Provided records:
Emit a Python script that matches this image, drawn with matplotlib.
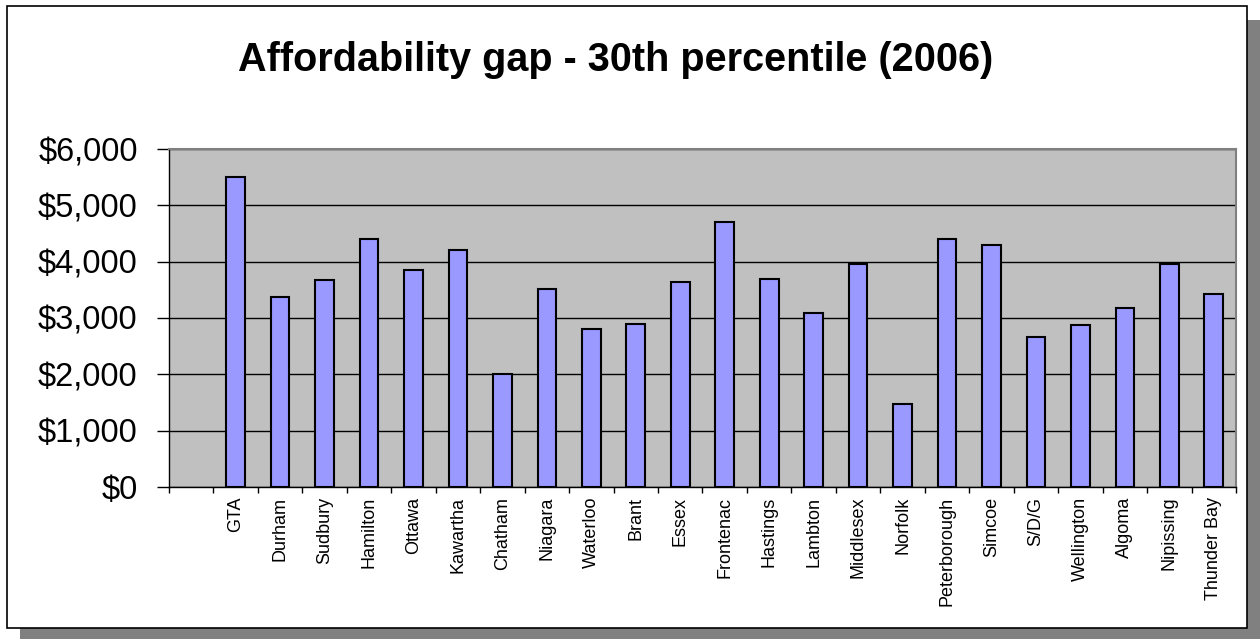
import numpy as np
import matplotlib
matplotlib.use("Agg")
import matplotlib.pyplot as plt
from matplotlib.patches import Rectangle
from matplotlib.ticker import FuncFormatter, FixedLocator

plt.rcParams['font.family'] = ['Liberation Sans', 'DejaVu Sans']

regions = ["GTA", "Durham", "Sudbury", "Hamilton", "Ottawa", "Kawartha",
           "Chatham", "Niagara", "Waterloo", "Brant", "Essex", "Frontenac",
           "Hastings", "Lambton", "Middlesex", "Norfolk", "Peterborough",
           "Simcoe", "S/D/G", "Wellington", "Algoma", "Nipissing", "Thunder Bay"]
gap = [5500, 3370, 3670, 4410, 3850, 4200, 2000, 3520, 2810, 2900, 3640,
       4700, 3700, 3080, 3960, 1480, 4410, 4290, 2660, 2870, 3170, 3960, 3430]
yticks = [0, 1000, 2000, 3000, 4000, 5000, 6000]

fig = plt.figure(figsize=(12.6, 6.39), dpi=100)

# chart frame with drop shadow
fig.patches.append(Rectangle((20 / 1260, -0.05), 1.0, 1 - 20 / 639 + 0.05,
                             transform=fig.transFigure, facecolor='#808080',
                             edgecolor='none', zorder=0))
fig.patches.append(Rectangle((7 / 1260, 1 - 628 / 639), 1240 / 1260, 622 / 639,
                             transform=fig.transFigure, facecolor='white',
                             edgecolor='black', linewidth=1.2, zorder=1))

ax = fig.add_axes([169 / 1260, 1 - 487 / 639, 1067 / 1260, 338 / 639])
ax.set_zorder(2)
ax.set_facecolor('#C0C0C0')

x = np.arange(1, len(regions) + 1)
ax.bar(x, gap, width=0.42, color='#9999FF', edgecolor='black',
       linewidth=1.5, zorder=3)

ax.set_xlim(-0.5, len(regions) + 0.5)
ax.set_ylim(0, 6000)
ax.set_yticks(yticks)
ax.yaxis.set_major_formatter(FuncFormatter(lambda v, p: f"${v:,.0f}"))
ax.grid(axis='y', color='black', linewidth=1.0, zorder=1)
ax.set_axisbelow(True)

ax.set_xticks(x)
ax.set_xticklabels(regions, rotation=90, fontsize=13, va='top', ha='center')
ax.xaxis.set_minor_locator(FixedLocator(np.arange(-0.5, len(regions) + 1, 1.0)))
ax.tick_params(axis='x', which='major', length=0, pad=7)
ax.tick_params(axis='x', which='minor', length=4.5, width=1.0, color='black',
               direction='out')
ax.tick_params(axis='y', which='major', length=8.5, width=1.0, labelsize=23.5,
               pad=14, direction='out')

for side in ('top', 'right'):
    ax.spines[side].set_color('#808080')
    ax.spines[side].set_linewidth(1.5)
for side in ('left', 'bottom'):
    ax.spines[side].set_color('black')
    ax.spines[side].set_linewidth(1.0)

fig.text(616 / 1260, 1 - 71 / 639, "Affordability gap - 30th percentile (2006)",
         ha='center', va='baseline', fontsize=28.5, fontweight='bold')

fig.savefig("out.png", dpi=100)
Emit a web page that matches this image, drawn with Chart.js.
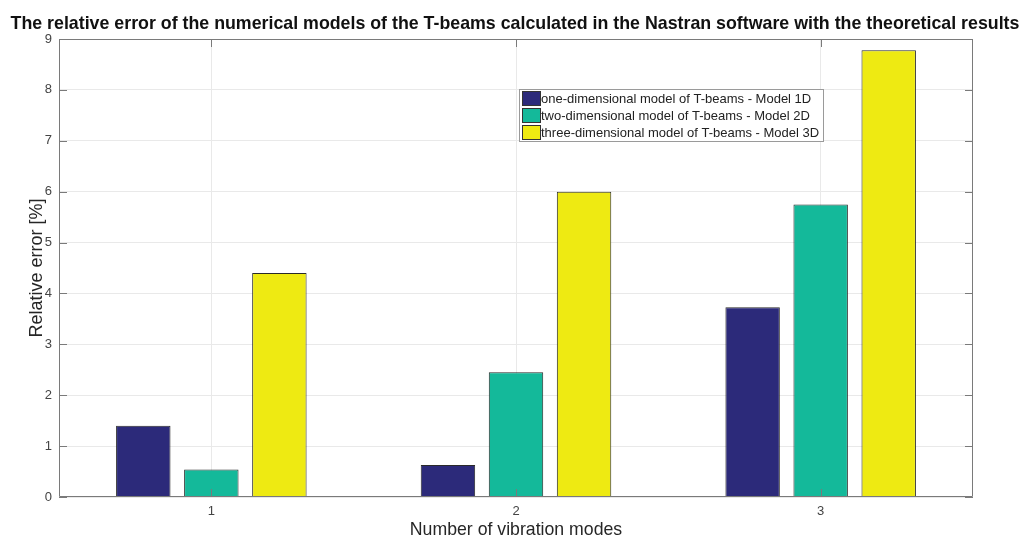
<!DOCTYPE html>
<html>
<head>
<meta charset="utf-8">
<script src="https://cdn.jsdelivr.net/npm/chart.js@4"></script>
<style>
  html, body { margin: 0; padding: 0; background: #fff; }
  #wrap { width: 1024px; height: 539px; }
</style>
</head>
<body>
<div id="wrap"><canvas id="errChart" width="1024" height="539"></canvas></div>
<script>
// data
const modes = ['1', '2', '3'];
const model1D = [1.40, 0.63, 3.73];
const model2D = [0.54, 2.45, 5.75];
const model3D = [4.40, 6.00, 8.78];
const seriesNames = [
    'one-dimensional model of T-beams - Model 1D',
    'two-dimensional model of T-beams - Model 2D',
    'three-dimensional model of T-beams - Model 3D'
];
const yTicks = [0, 1, 2, 3, 4, 5, 6, 7, 8, 9];
const chartTitle = 'The relative error of the numerical models of the T-beams calculated in the Nastran software with the theoretical results';

const fillColors = ['#2c2a7a', '#14b99a', '#eeea12'];
const axisColor = '#7a7a7a';
const textColor = '#444444';

// MATLAB-like box with inward ticks, title and legend
const boxPlugin = {
    id: 'boxPlugin',
    afterDatasetsDraw(chart) {
        const ctx = chart.ctx;
        const a = chart.chartArea;
        const x = chart.scales.x;
        const y = chart.scales.y;
        ctx.save();
        ctx.strokeStyle = axisColor;
        ctx.lineWidth = 1;
        ctx.beginPath();
        ctx.rect(a.left + 0.5, a.top + 0.5, a.right - a.left - 1, a.bottom - a.top - 1);
        ctx.stroke();
        ctx.beginPath();
        yTicks.forEach(function (v) {
            const py = Math.round(y.getPixelForValue(v)) + 0.5;
            ctx.moveTo(a.left, py); ctx.lineTo(a.left + 8, py);
            ctx.moveTo(a.right, py); ctx.lineTo(a.right - 8, py);
        });
        modes.forEach(function (m, i) {
            const px = Math.round(x.getPixelForValue(i)) + 0.5;
            ctx.moveTo(px, a.bottom); ctx.lineTo(px, a.bottom - 8);
            ctx.moveTo(px, a.top); ctx.lineTo(px, a.top + 8);
        });
        ctx.stroke();
        ctx.restore();
    },
    afterDraw(chart) {
        const ctx = chart.ctx;
        ctx.save();
        // title, centred on the whole figure
        ctx.font = 'bold 17.8px "Liberation Sans", Arial, sans-serif';
        ctx.fillStyle = '#111';
        ctx.textAlign = 'center';
        ctx.textBaseline = 'alphabetic';
        ctx.fillText(chartTitle, 515, 29);

        // legend box inside the axes, upper middle
        const left = 519, top = 89, w = 304, rowH = 17;
        ctx.textAlign = 'left';
        ctx.fillStyle = '#ffffff';
        ctx.fillRect(left, top, w, rowH * 3 + 1);
        ctx.strokeStyle = '#9a9a9a';
        ctx.lineWidth = 1;
        ctx.strokeRect(left + 0.5, top + 0.5, w, rowH * 3 + 1);
        ctx.font = '13px "Liberation Sans", Arial, sans-serif';
        ctx.textBaseline = 'middle';
        chart.data.datasets.forEach(function (ds, i) {
            const cy = top + 9 + i * rowH;
            ctx.fillStyle = ds.backgroundColor;
            ctx.fillRect(left + 3, cy - 7, 18, 14);
            ctx.strokeStyle = '#333';
            ctx.strokeRect(left + 3.5, cy - 6.5, 18, 14);
            ctx.fillStyle = '#222';
            ctx.fillText(ds.label, left + 22, cy + 1);
        });
        ctx.restore();
    }
};

const errCtx = document.getElementById('errChart');
new Chart(errCtx, {
    type: 'bar',
    data: {
        labels: modes,
        datasets: [
            { label: seriesNames[0], data: model1D, backgroundColor: fillColors[0] },
            { label: seriesNames[1], data: model2D, backgroundColor: fillColors[1] },
            { label: seriesNames[2], data: model3D, backgroundColor: fillColors[2] }
        ]
    },
    options: {
        responsive: false,
        animation: false,
        devicePixelRatio: 1,
        datasets: {
            bar: {
                categoryPercentage: 0.67,
                barPercentage: 0.8,
                borderColor: '#2a2a2a',
                borderWidth: 1
            }
        },
        layout: { padding: { left: 0, right: 51, top: 39, bottom: 0 } },
        scales: {
            x: {
                offset: true,
                grid: { offset: false, color: '#e9e9e9', drawTicks: false },
                border: { display: false },
                ticks: { color: textColor, font: { family: '"Liberation Sans", Arial', size: 13 }, padding: 7 },
                title: {
                    display: true, text: 'Number of vibration modes', color: '#262626',
                    font: { family: '"Liberation Sans", Arial', size: 17.7 }, padding: { top: 0, bottom: -2 }
                },
                afterFit: function (s) { s.height = 42; }
            },
            y: {
                min: 0, max: 9,
                grid: { color: '#e9e9e9', drawTicks: false },
                border: { display: false },
                ticks: { stepSize: 1, color: textColor, font: { family: '"Liberation Sans", Arial', size: 13 }, padding: 7 },
                title: {
                    display: true, text: 'Relative error [%]', color: '#262626',
                    font: { family: '"Liberation Sans", Arial', size: 18 }, padding: { top: 26, bottom: 0 }
                },
                afterFit: function (s) { s.width = 59; }
            }
        },
        plugins: {
            legend: { display: false },
            tooltip: { enabled: false },
            title: { display: false }
        }
    },
    plugins: [boxPlugin]
});
</script>
</body>
</html>
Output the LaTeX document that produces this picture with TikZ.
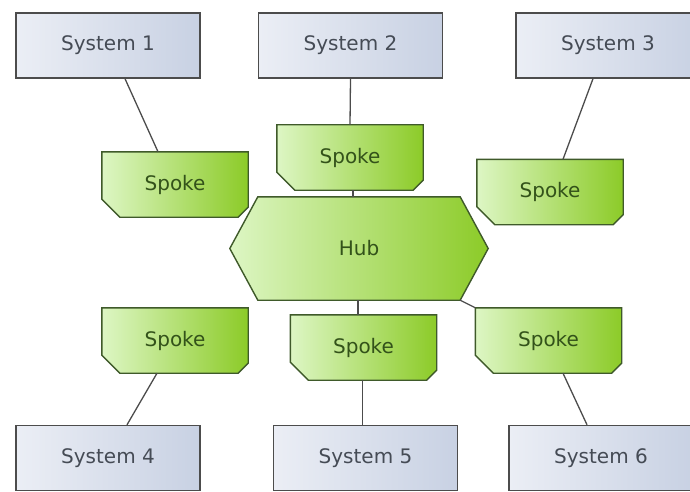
\documentclass[tikz,border=0pt]{standalone}
\usepackage{fontspec}
\setmainfont{DejaVu Sans}
\usetikzlibrary{backgrounds}
\definecolor{sysleft}{HTML}{EBEEF5}
\definecolor{sysright}{HTML}{C8D1E3}
\definecolor{spokeleft}{HTML}{DDF6C4}
\definecolor{spokeright}{HTML}{8CCB28}
\definecolor{edgegray}{HTML}{4C4C4C}
\definecolor{spokeedge}{HTML}{3F5A2A}
\definecolor{systext}{HTML}{454B55}
\definecolor{spoketext}{HTML}{33521A}
\newcommand{\spokeshape}[1]{%
  \draw[spokeline] (#1.north west) -- (#1.north east) -- ([yshift=10pt]#1.south east)
    -- ([xshift=-10pt]#1.south east) -- ([xshift=18pt]#1.south west) -- ([yshift=18pt]#1.south west) -- cycle;}
\begin{document}
\begin{tikzpicture}[x=1pt,y=-1pt,
    system/.style={draw=edgegray,line width=1.4pt,left color=sysleft,right color=sysright,
      minimum width=184pt,minimum height=65pt,text=systext,font=\fontsize{20}{24}\selectfont},
    spoke/.style={minimum width=146pt,minimum height=65pt,text=spoketext,font=\fontsize{20}{24}\selectfont},
    spokeline/.style={draw=spokeedge,line width=1.4pt,left color=spokeleft,right color=spokeright},
    link/.style={draw=edgegray,line width=1.3pt}]
  \useasboundingbox (0,0) rectangle (690,492);
  % systems
  \node[system] (sys1) at (108,45.5) {System 1};
  \node[system] (sys2) at (350.5,45.5) {System 2};
  \node[system] (sys3) at (608,45.5) {System 3};
  \node[system] (sys4) at (108,458) {System 4};
  \node[system] (sys5) at (365.5,458) {System 5};
  \node[system] (sys6) at (601,458) {System 6};
  % spokes and hub
  \node[spoke] (spTL) at (175,184.5) {Spoke};
  \node[spoke] (spTC) at (350,157.5) {Spoke};
  \node[spoke] (spTR) at (550,192) {Spoke};
  \node[spoke] (spBL) at (175,340.5) {Spoke};
  \node[spoke] (spBC) at (363.5,347.5) {Spoke};
  \node[spoke] (spBR) at (548.5,340.5) {Spoke};
  \node[spoke,minimum width=258pt,minimum height=103pt] (hub) at (359,248.5) {Hub};
  \begin{scope}[on background layer]
    \spokeshape{spTL}
    \spokeshape{spTC}
    \spokeshape{spTR}
    \spokeshape{spBL}
    \spokeshape{spBC}
    \spokeshape{spBR}
    \draw[spokeline] ([xshift=28pt]hub.north west) -- ([xshift=-28pt]hub.north east) -- (hub.east)
      -- ([xshift=-28pt]hub.south east) -- ([xshift=28pt]hub.south west) -- (hub.west) -- cycle;
  \end{scope}
  % links
  \draw[link] ([xshift=17pt]sys1.south) -- ([xshift=-17pt]spTL.north);
  \draw[link] (sys2.south) -- (spTC.north);
  \draw[link] ([xshift=-15pt]sys3.south) -- ([xshift=13pt]spTR.north);
  \draw[link] ([xshift=3pt]spTC.south) -- ([xshift=-6pt]hub.north);
  \draw[link] ([xshift=-1pt]hub.south) -- ([xshift=-5.5pt]spBC.north);
  \draw[link] ([xshift=-28pt]hub.south east) -- (spBR.north west);
  \draw[link] ([xshift=-18pt]spBL.south) -- ([xshift=19pt]sys4.north);
  \draw[link] ([xshift=-1pt]spBC.south) -- ([xshift=-3pt]sys5.north);
  \draw[link] ([xshift=14.5pt]spBR.south) -- ([xshift=-14pt]sys6.north);
\end{tikzpicture}
\end{document}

Given instruction:
Starting at the first line of the records above, set down each line exactly through the one that holds "plt.rcParams['font.family'] = ['Liberation". Omit pictures.

Full response:
Emit a Python script that matches this image, drawn with matplotlib.
import numpy as np
import matplotlib
matplotlib.use("Agg")
import matplotlib.pyplot as plt
from matplotlib.patches import Rectangle
from matplotlib.ticker import FuncFormatter, FixedLocator

plt.rcParams['font.family'] = ['Liberation Sans', 'DejaVu Sans']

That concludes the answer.